The End of Social Media?

The increasingly authoritarian behavior of social media companies is troubling and begs the question: are they worth our time?

The early days of social media were exciting. It was a new way to connect with friends, share photos and organize events, share your opinions and interests and promote projects.

I was an early fan of social media. I created my Facebook profile in 2005, when you still needed a .edu email address to join. I’ve spent countless hours finding friends on Myspace (remember that?) and hundreds of dollars of advertising on Facebook. I used to think it had great potential.

As membership ballooned, however, it became increasingly difficult to reach out to the people you want. A few years ago, Facebook buried all non-promoted Page posts, so you had to pay just to reach your own fans. A page with thousands of fans might only get a few views on a non-promoted post.

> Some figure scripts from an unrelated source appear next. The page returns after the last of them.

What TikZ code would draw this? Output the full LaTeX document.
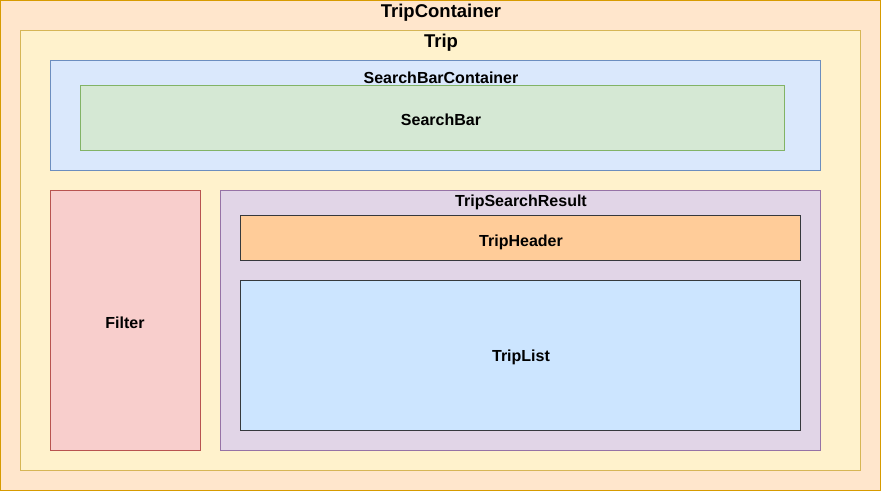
\documentclass[tikz,border=0pt]{standalone}
\usepackage{fontspec}
\setmainfont{Liberation Sans}
\begin{document}
\begin{tikzpicture}[x=1pt,y=-1pt,
  box/.style={line width=1pt},
  lbl/.style={font=\bfseries\fontsize{16}{18}\selectfont, inner sep=0pt},
  biglbl/.style={font=\bfseries\fontsize{18.5}{20}\selectfont, inner sep=0pt}]
\useasboundingbox (0,0) rectangle (881,491);
\definecolor{tcF}{HTML}{FFE6CC}\definecolor{tcS}{HTML}{D79B00}
\definecolor{trF}{HTML}{FFF2CC}\definecolor{trS}{HTML}{D6B656}
\definecolor{sbcF}{HTML}{DAE8FC}\definecolor{sbcS}{HTML}{6C8EBF}
\definecolor{sbF}{HTML}{D5E8D4}\definecolor{sbS}{HTML}{82B366}
\definecolor{fiF}{HTML}{F8CECC}\definecolor{fiS}{HTML}{B85450}
\definecolor{tsF}{HTML}{E1D5E7}\definecolor{tsS}{HTML}{9673A6}
\definecolor{thF}{HTML}{FFCC99}\definecolor{dkS}{HTML}{36393D}
\definecolor{tlF}{HTML}{CCE5FF}
\path[box,fill=tcF,draw=tcS] (0.5,0.5) rectangle (880.5,490.5);
\path[box,fill=trF,draw=trS] (20.5,30.5) rectangle (860.5,470.5);
\path[box,fill=sbcF,draw=sbcS] (50.5,60.5) rectangle (820.5,170.5);
\path[box,fill=sbF,draw=sbS] (80.5,85.5) rectangle (784.5,150.5);
\path[box,fill=fiF,draw=fiS] (50.5,190.5) rectangle (200.5,450.5);
\path[box,fill=tsF,draw=tsS] (220.5,190.5) rectangle (820.5,450.5);
\path[box,fill=thF,draw=dkS] (240.5,215.5) rectangle (800.5,260.5);
\path[box,fill=tlF,draw=dkS] (240.5,280.5) rectangle (800.5,430.5);
\node[biglbl] (tc) at (441,12.5) {TripContainer};
\node[biglbl] (tr) at (441,42.5) {Trip};
\node[lbl] (sbc) at (441,77.5) {SearchBarContainer};
\node[lbl] (sb) at (441,119.5) {SearchBar};
\node[lbl] (fi) at (125,322.5) {Filter};
\node[lbl] (ts) at (521,202.5) {TripSearchResult};
\node[lbl] (th) at (521,242.5) {TripHeader};
\node[lbl] (tl) at (521,357.5) {TripList};
\end{tikzpicture}
\end{document}
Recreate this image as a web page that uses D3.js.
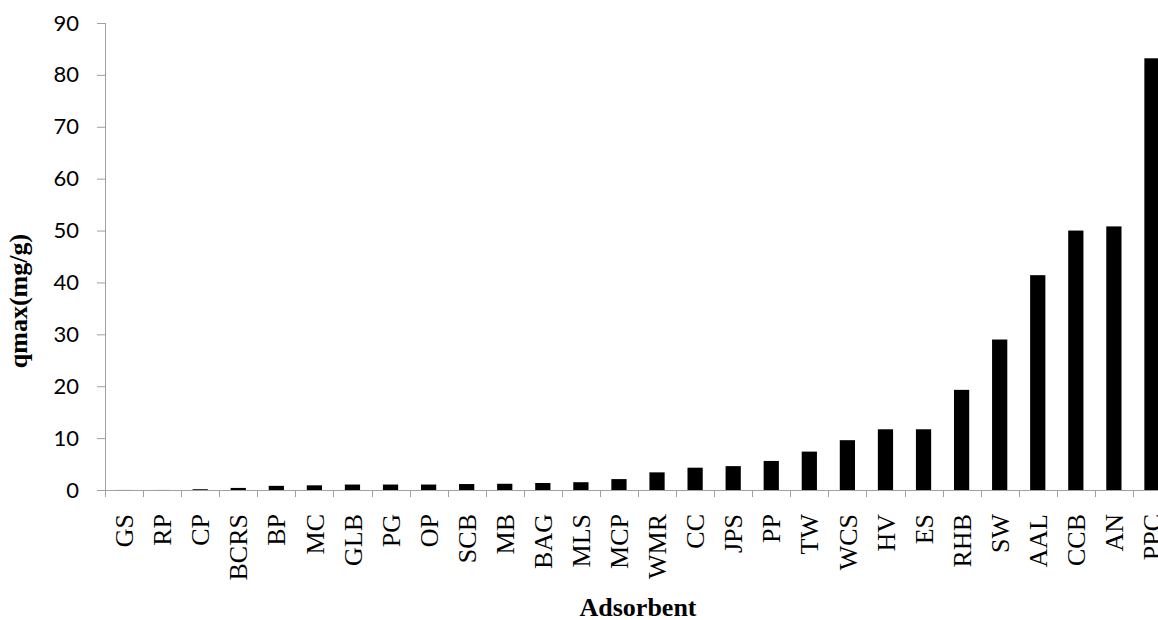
<!DOCTYPE html>
<html>
<head>
<meta charset="utf-8">
<script src="https://cdn.jsdelivr.net/npm/d3@7/dist/d3.min.js"></script>
<style>
  html, body { margin: 0; padding: 0; background: #fff; overflow: hidden; }
  svg { display: block; }
</style>
</head>
<body>
<svg id="chart" width="1158" height="620"></svg>
<script>
// Maximum adsorption capacity per adsorbent
const adsorbents = ["GS","RP","CP","BCRS","BP","MC","GLB","PG","OP","SCB","MB","BAG","MLS","MCP",
                    "WMR","CC","JPS","PP","TW","WCS","HV","ES","RHB","SW","AAL","CCB","AN","PPC"];
const qmax = [0.01, 0.01, 0.15, 0.4, 0.8, 0.9, 1.05, 1.05, 1.05, 1.15, 1.2, 1.35, 1.5, 2.1,
              3.4, 4.3, 4.6, 5.6, 7.4, 9.6, 11.7, 11.7, 19.3, 29.0, 41.4, 50.0, 50.8, 83.2];
const yTicks = [0, 10, 20, 30, 40, 50, 60, 70, 80, 90];

const svg = d3.select("#chart");
const plotLeft = 105, plotRight = 1171, plotTop = 23, plotBottom = 490;
const axisColor = "#a0a0a0";

const x = d3.scaleBand().domain(adsorbents).range([plotLeft, plotRight])
  .paddingInner(0.6).paddingOuter(0.3);
const y = d3.scaleLinear().domain([0, 90]).range([plotBottom, plotTop]);

// bars
svg.append("g").selectAll("rect").data(adsorbents).join("rect")
  .attr("x", d => x(d))
  .attr("width", x.bandwidth())
  .attr("y", (d, i) => y(qmax[i]))
  .attr("height", (d, i) => plotBottom - y(qmax[i]))
  .attr("fill", "#000");

// y axis
const yAxis = svg.append("g").attr("transform", `translate(${plotLeft},0)`)
  .call(d3.axisLeft(y).tickValues(yTicks).tickSize(8).tickPadding(18).tickFormat(d3.format("d")));
yAxis.select(".domain").attr("stroke", axisColor).attr("d", `M0.5,${plotBottom}V${plotTop}`);
yAxis.selectAll(".tick line").attr("stroke", axisColor);
yAxis.selectAll(".tick text")
  .attr("font-family", "Lato, 'Open Sans', sans-serif")
  .attr("font-size", 22).attr("fill", "#000");

// x axis: baseline with ticks on category boundaries
const xAxis = svg.append("g");
xAxis.append("line")
  .attr("x1", plotLeft).attr("x2", plotRight).attr("y1", plotBottom + 0.5).attr("y2", plotBottom + 0.5)
  .attr("stroke", axisColor);
const step = x.step();
xAxis.selectAll("line.tk").data(d3.range(adsorbents.length + 1)).join("line")
  .attr("class", "tk")
  .attr("x1", i => Math.round(plotLeft + i * step) + 0.5)
  .attr("x2", i => Math.round(plotLeft + i * step) + 0.5)
  .attr("y1", plotBottom).attr("y2", plotBottom + 7)
  .attr("stroke", axisColor);

// rotated category labels
const labelEnd = 514;
xAxis.selectAll("text").data(adsorbents).join("text")
  .attr("transform", d => `translate(${x(d) + x.bandwidth() / 2},${labelEnd}) rotate(-90)`)
  .attr("text-anchor", "end")
  .attr("dy", "0.35em")
  .attr("font-family", "'Liberation Serif', 'Times New Roman', serif")
  .attr("font-size", 26)
  .attr("fill", "#000")
  .text(d => d);

// axis titles
svg.append("text")
  .attr("transform", `translate(27,301) rotate(-90)`)
  .attr("text-anchor", "middle")
  .attr("font-family", "'Liberation Serif', 'Times New Roman', serif")
  .attr("font-weight", "bold").attr("font-size", 26)
  .text("qmax(mg/g)");

svg.append("text")
  .attr("x", (plotLeft + plotRight) / 2).attr("y", 616)
  .attr("text-anchor", "middle")
  .attr("font-family", "'Liberation Serif', 'Times New Roman', serif")
  .attr("font-weight", "bold").attr("font-size", 26)
  .text("Adsorbent");
</script>
</body>
</html>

Facebook has an obligation to its investors to make a profit. I understand that, but we have no obligation to use their service, especially now. Facebook started as a platform where anyone could go on and express themselves. Then they started acting like a gatekeeper. (Remember the controversy over Facebook removing photos of women breastfeeding?)

People who once found it convenient to block, unfriend, or unfollow others with whom they disagreed now found themselves “unfollowed” by Facebook when they posted something with which the company didn’t agree (the guidelines themselves aren’t necessarily the problem, it’s the selective application of those guidelines).

Twitter and YouTube (owned by Google) have also been accused of de-monitizing or de-platforming people they didn’t like. Twitter has even turned its “blue checkmark” into a weapon (I thought the blue checkmark just meant you are who you say you are, but I guess it’s a stamp of endorsement?) to de-legitimize certain users.

Then there were the scandals over Facebook either selling or giving access to user data to other companies, and when user data ended up in the hands of political consultants like Cambridge Analytica. Twitter has also been accused of doing similar things.

As social media CEOs grow drunk with power, the question remains whether we even need these platforms. Is the convenience of mass messaging online really worth all the trouble? Is it worth putting your expression and speech at the mercy of Mark Zuckerberg and Jack Dorsey? I think not.